Dear reader,
I got to meet with some writers this week, and it got me thinking about this worthy work, this work that seems almost holy. When I’m writing, I feel myself fitting into some sense of rightness, something like my hand fitting into my husband’s. I feel myself settling into some sense of completion, but it's an ongoing, ever-changing completion somehow. I have grown so much, and I have so far to go.
I’ve been thinking lately about the enigmatic concept of “voice”-- how in the world do you find it? That translucent, glittering stuff that slips through the hands of everyone else, indeed even your own, that makes your writing yours? Our words have the fingerprints of all the authors we’ve ever read and loved, a combination entirely unique to each of us, paired with the influences of our own personal loves and longings. All of this is a great mystery– it can only be described, never defined with precision. The moment we try to start defining our own voice, our every word will be contrived. And because of this, I know it is a gift from God, precious and astonishing. We may not be able to pin our voice down, to hold it, but how do we hone it? From what I’ve read and learned for myself, that takes practice, stubborn and decisive. And reading, often and passionately. We must take care to fill our minds with thoughts we find worthy of thinking, truths we want to steep in, ideas we wish would seep into our writing. This may mean sifting through some works that miss the mark, but if those dead ends take us to one light-dappled place, nothing will be in vain. Likewise, if we end up scrapping a whole group of pages for one bit of truth discovered about a character– all of the laboring, all of the discoveries are a gift that we never would have received had we not sat down to our work.

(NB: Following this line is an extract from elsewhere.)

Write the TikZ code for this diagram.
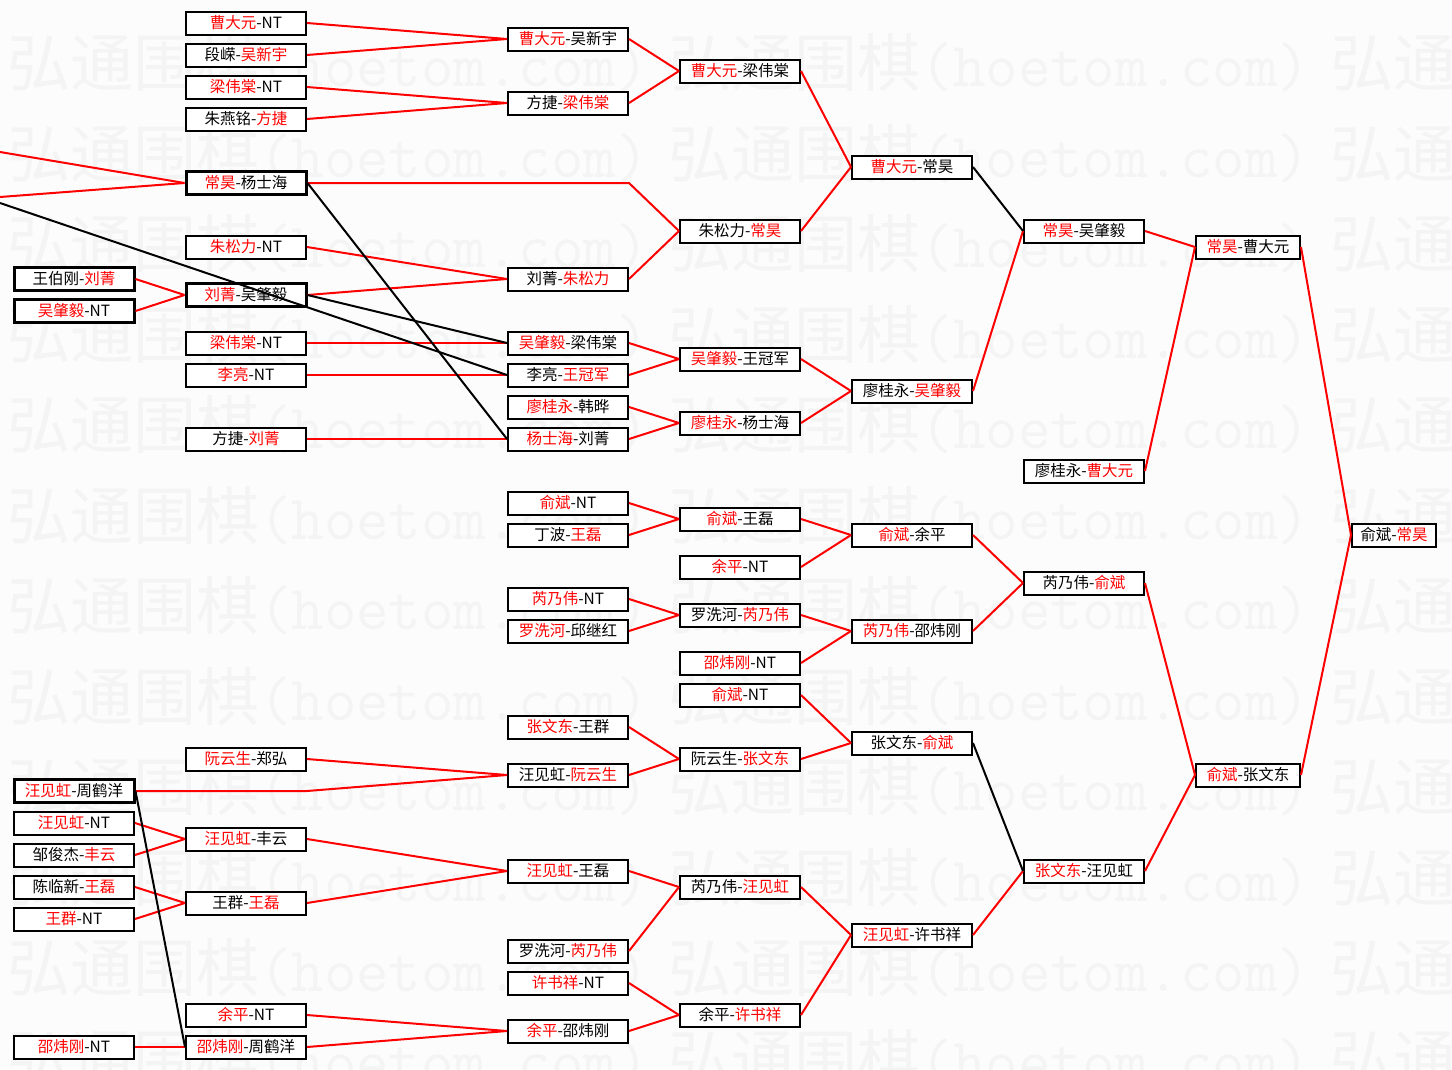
\documentclass[tikz,border=0pt]{standalone}
\usepackage{fontspec}
\setmainfont{Noto Sans CJK SC}
\newcommand\Rd[1]{\textcolor{red}{#1}}
\begin{document}
\begin{tikzpicture}[x=1pt,y=-1pt,
  box/.style={draw=black,line width=2pt,fill=white,minimum width=120pt,minimum height=23pt,inner sep=0pt,font=\fontsize{15.5}{16}\selectfont},
  tbox/.style={box,line width=3pt},
  rl/.style={draw=red,line width=2pt},
  bl/.style={draw=black,line width=2pt},
  wm/.style={anchor=west,inner sep=0pt,text=black!4.5,font=\fontsize{63}{63}\selectfont}]
\useasboundingbox (0,0) rectangle (1452,1069);
\fill[black!1.2] (0,0) rectangle (1452,1069);
\begin{scope}
\clip (0,0) rectangle (1452,1069);
\foreach \k in {0,...,11}{
  \foreach \j in {0,1,2}{
    \node[wm] (wm\k\j) at ({7+661.5*\j},{63+90.5*\k}) {弘通围棋{\ttfamily (hoetom.com)}};
  }
}
\end{scope}
% column A
\node[tbox] (a1) at (74,279) {王伯刚-\Rd{刘菁}};
\node[tbox] (a2) at (74,311) {\Rd{吴肇毅}-NT};
\node[tbox] (a3) at (74,791) {\Rd{汪见虹}-周鹤洋};
\node[box] (a4) at (74,823) {\Rd{汪见虹}-NT};
\node[box] (a5) at (74,855) {邹俊杰-\Rd{丰云}};
\node[box] (a6) at (74,887) {陈临新-\Rd{王磊}};
\node[box] (a7) at (74,919) {\Rd{王群}-NT};
\node[box] (a8) at (74,1047) {\Rd{邵炜刚}-NT};
% column B
\node[box] (b1) at (246,23) {\Rd{曹大元}-NT};
\node[box] (b2) at (246,55) {段嵘-\Rd{吴新宇}};
\node[box] (b3) at (246,87) {\Rd{梁伟棠}-NT};
\node[box] (b4) at (246,119) {朱燕铭-\Rd{方捷}};
\node[tbox] (b5) at (246,183) {\Rd{常昊}-杨士海};
\node[box] (b6) at (246,247) {\Rd{朱松力}-NT};
\node[tbox] (b7) at (246,295) {\Rd{刘菁}-吴肇毅};
\node[box] (b8) at (246,343) {\Rd{梁伟棠}-NT};
\node[box] (b9) at (246,375) {\Rd{李亮}-NT};
\node[box] (b10) at (246,439) {方捷-\Rd{刘菁}};
\node[box] (b11) at (246,759) {\Rd{阮云生}-郑弘};
\node[box] (b12) at (246,839) {\Rd{汪见虹}-丰云};
\node[box] (b13) at (246,903) {王群-\Rd{王磊}};
\node[box] (b14) at (246,1015) {\Rd{余平}-NT};
\node[box] (b15) at (246,1047) {\Rd{邵炜刚}-周鹤洋};
% column C
\node[box] (c1) at (568,39) {\Rd{曹大元}-吴新宇};
\node[box] (c2) at (568,103) {方捷-\Rd{梁伟棠}};
\node[box] (c3) at (568,279) {刘菁-\Rd{朱松力}};
\node[box] (c4) at (568,343) {\Rd{吴肇毅}-梁伟棠};
\node[box] (c5) at (568,375) {李亮-\Rd{王冠军}};
\node[box] (c6) at (568,407) {\Rd{廖桂永}-韩晔};
\node[box] (c7) at (568,439) {\Rd{杨士海}-刘菁};
\node[box] (c8) at (568,503) {\Rd{俞斌}-NT};
\node[box] (c9) at (568,535) {丁波-\Rd{王磊}};
\node[box] (c10) at (568,599) {\Rd{芮乃伟}-NT};
\node[box] (c11) at (568,631) {\Rd{罗洗河}-邱继红};
\node[box] (c12) at (568,727) {\Rd{张文东}-王群};
\node[box] (c13) at (568,775) {汪见虹-\Rd{阮云生}};
\node[box] (c14) at (568,871) {\Rd{汪见虹}-王磊};
\node[box] (c15) at (568,951) {罗洗河-\Rd{芮乃伟}};
\node[box] (c16) at (568,983) {\Rd{许书祥}-NT};
\node[box] (c17) at (568,1031) {\Rd{余平}-邵炜刚};
% column D
\node[box] (d1) at (740,71) {\Rd{曹大元}-梁伟棠};
\node[box] (d2) at (740,231) {朱松力-\Rd{常昊}};
\node[box] (d3) at (740,359) {\Rd{吴肇毅}-王冠军};
\node[box] (d4) at (740,423) {\Rd{廖桂永}-杨士海};
\node[box] (d5) at (740,519) {\Rd{俞斌}-王磊};
\node[box] (d6) at (740,567) {\Rd{余平}-NT};
\node[box] (d7) at (740,615) {罗洗河-\Rd{芮乃伟}};
\node[box] (d8) at (740,663) {\Rd{邵炜刚}-NT};
\node[box] (d9) at (740,695) {\Rd{俞斌}-NT};
\node[box] (d10) at (740,759) {阮云生-\Rd{张文东}};
\node[box] (d11) at (740,887) {芮乃伟-\Rd{汪见虹}};
\node[box] (d12) at (740,1015) {余平-\Rd{许书祥}};
% column E
\node[box] (e1) at (912,167) {\Rd{曹大元}-常昊};
\node[box] (e2) at (912,391) {廖桂永-\Rd{吴肇毅}};
\node[box] (e3) at (912,535) {\Rd{俞斌}-余平};
\node[box] (e4) at (912,631) {\Rd{芮乃伟}-邵炜刚};
\node[box] (e5) at (912,743) {张文东-\Rd{俞斌}};
\node[box] (e6) at (912,935) {\Rd{汪见虹}-许书祥};
% column F
\node[box] (f1) at (1084,231) {\Rd{常昊}-吴肇毅};
\node[box] (f2) at (1084,471) {廖桂永-\Rd{曹大元}};
\node[box] (f3) at (1084,583) {芮乃伟-\Rd{俞斌}};
\node[box] (f4) at (1084,871) {\Rd{张文东}-汪见虹};
% column G
\node[box,minimum width=104pt] (g1) at (1248,247) {\Rd{常昊}-曹大元};
\node[box,minimum width=104pt] (g2) at (1248,775) {\Rd{俞斌}-张文东};
% column H
\node[box,minimum width=84pt] (h1) at (1394,535) {俞斌-\Rd{常昊}};
% free ends and bends
\coordinate (L1) at (0,152);
\coordinate (L2) at (0,197);
\coordinate (L3) at (0,203);
\coordinate (k1) at (629,183);
\coordinate (k2) at (307,791);
% red connectors
\draw[rl] (b1.east) -- (c1.west);
\draw[rl] (b2.east) -- (c1.west);
\draw[rl] (b3.east) -- (c2.west);
\draw[rl] (b4.east) -- (c2.west);
\draw[rl] (c1.east) -- (d1.west);
\draw[rl] (c2.east) -- (d1.west);
\draw[rl] (b5.east) -- (k1) -- (d2.west);
\draw[rl] (c3.east) -- (d2.west);
\draw[rl] (d1.east) -- (e1.west);
\draw[rl] (d2.east) -- (e1.west);
\draw[rl] (b6.east) -- (c3.west);
\draw[rl] (b7.east) -- (c3.west);
\draw[rl] (a1.east) -- (b7.west);
\draw[rl] (a2.east) -- (b7.west);
\draw[rl] (L1) -- (b5.west);
\draw[rl] (L2) -- (b5.west);
\draw[rl] (b8.east) -- (c4.west);
\draw[rl] (b9.east) -- (c5.west);
\draw[rl] (b10.east) -- (c7.west);
\draw[rl] (c4.east) -- (d3.west);
\draw[rl] (c5.east) -- (d3.west);
\draw[rl] (c6.east) -- (d4.west);
\draw[rl] (c7.east) -- (d4.west);
\draw[rl] (d3.east) -- (e2.west);
\draw[rl] (d4.east) -- (e2.west);
\draw[rl] (e2.east) -- (f1.west);
\draw[rl] (f1.east) -- (g1.west);
\draw[rl] (f2.east) -- (g1.west);
\draw[rl] (g1.east) -- (h1.west);
\draw[rl] (g2.east) -- (h1.west);
\draw[rl] (c8.east) -- (d5.west);
\draw[rl] (c9.east) -- (d5.west);
\draw[rl] (d5.east) -- (e3.west);
\draw[rl] (d6.east) -- (e3.west);
\draw[rl] (c10.east) -- (d7.west);
\draw[rl] (c11.east) -- (d7.west);
\draw[rl] (d7.east) -- (e4.west);
\draw[rl] (d8.east) -- (e4.west);
\draw[rl] (e3.east) -- (f3.west);
\draw[rl] (e4.east) -- (f3.west);
\draw[rl] (f3.east) -- (g2.west);
\draw[rl] (d9.east) -- (e5.west);
\draw[rl] (d10.east) -- (e5.west);
\draw[rl] (c12.east) -- (d10.west);
\draw[rl] (c13.east) -- (d10.west);
\draw[rl] (b11.east) -- (c13.west);
\draw[rl] (a3.east) -- (k2) -- (c13.west);
\draw[rl] (f4.east) -- (g2.west);
\draw[rl] (a4.east) -- (b12.west);
\draw[rl] (a5.east) -- (b12.west);
\draw[rl] (a6.east) -- (b13.west);
\draw[rl] (a7.east) -- (b13.west);
\draw[rl] (b12.east) -- (c14.west);
\draw[rl] (b13.east) -- (c14.west);
\draw[rl] (c14.east) -- (d11.west);
\draw[rl] (c15.east) -- (d11.west);
\draw[rl] (d11.east) -- (e6.west);
\draw[rl] (d12.east) -- (e6.west);
\draw[rl] (e6.east) -- (f4.west);
\draw[rl] (c16.east) -- (d12.west);
\draw[rl] (c17.east) -- (d12.west);
\draw[rl] (b14.east) -- (c17.west);
\draw[rl] (b15.east) -- (c17.west);
\draw[rl] (a8.east) -- (b15.west);
% black connectors
\draw[bl] (e1.east) -- (f1.west);
\draw[bl] (e5.east) -- (f4.west);
\draw[bl] (b7.east) -- (c4.west);
\draw[bl] (b5.east) -- (c7.west);
\draw[bl] (L3) -- (c5.west);
\draw[bl] (a3.east) -- (b15.west);
\end{tikzpicture}
\end{document}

“Young Woman Writing a Letter” by Federico Zandomeneghi
As enigmatic as voice is inspiration. I remember in one of my freshman literature classes, our professor had us stand in front of the class and read one of our favorite poems that had enlightened us in some way. I chose Sidney Lanier’s “Individuality,” a poem that is certainly hard to digest in a first encounter, but which had deeply influenced my idea of writing. He writes,
“My Lord is large, my Lord is strong:
Giving, He gave: my me is mine.
How poor, how strange, how wrong,
To dream He wrote the little song
I made to Him with love's unforced design!”
I used to cling to this idea that my writing is my own so wholeheartedly that it blotted out other nuances and truths. I told myself that if my writing is all my own, then it is more of a gift and an offering to God– so surely my words must be mine…but I cannot create out of nothing like he can, and everything I have is his. Our talents are indeed our first fruits, meant to be brought to his throne, but their preciousness is not diminished by the fact that he blessed us with them. Likewise, the farmer’s first fruits of harvest are not lesser because God created the fruit. Yet who are we to judge the state of our offering? Why not just give back to him lavishly, with everything we can? (I see Lanier’s poem with much more depth now– I think his idea can exist alongside a hearty affirmation that God has a hand in inspiring us.) Interestingly enough, it was only once I started seeing my writing as not my own that inspiration and dedication began to flow. Once I took my greedy hands off of my offering to God, it found its home in him. Let me tell you the story of that.
About a year ago at this time, I was talking with my group leader at Breadloaf, Paul Yoon, telling him how I had been advised by another author to have a question at the heart of my story that I was writing towards. I asked him, “Are we meant to have an answer to that question all along?” And he drew back, saying, no– the moment we think we have an answer, all of the magic of story is ruined. And goosebumps raised on my arms as I knew he had spoken truth. “If we know the answer, then why are we writing the story?” he asked me. And so I have learned that we write not to answer the deep, soul-striking questions of life, but to feel a little more deeply the mystery of them. Do the great books we’ve read ever answer those questions? I cannot think of one clear answer, but I will never forget the way they affected me.
About this same time, I was reading the life changing book by Madeleine L’Engle, “Walking on Water.” She writes how we must be servants of our creative work, we must listen to it and follow where it leads. We write to take our hands off of the world, to pause our human drive for manipulation and meddling, and to give ourselves up to a quiet, attentive listening, a following and a trust. Our characters are their own people, they will do what they will do. They will surprise us, even us authors, and bring us deep grief and deep joy. And that is the fun of it!
For the first time this year, I have felt my story take me by the hand. My characters, who are not mine, have done things to which I thought, “no– that will not do,” and I have had to silence myself and follow anyway. I remember how a year ago, I was mapping out my story and planning where scenes would go, what characters would do– all of that seems like meddling to me now, I look back on myself and feel almost selfish. Who was I to think I knew where this was going? I can almost hear my characters laughing at me– a laugh at my naivete, but a laugh of loving fondness no less.
And in the same breath, I have to wonder– who am I to think I know where the story of my life is going? Who am I to lay down plans and timelines for myself? Oh Lord, open my hands, open my hands.
This was dense in the best way. You touched on so many topics yet wove them like a tight tapestry. I enjoyed the question of “the question”.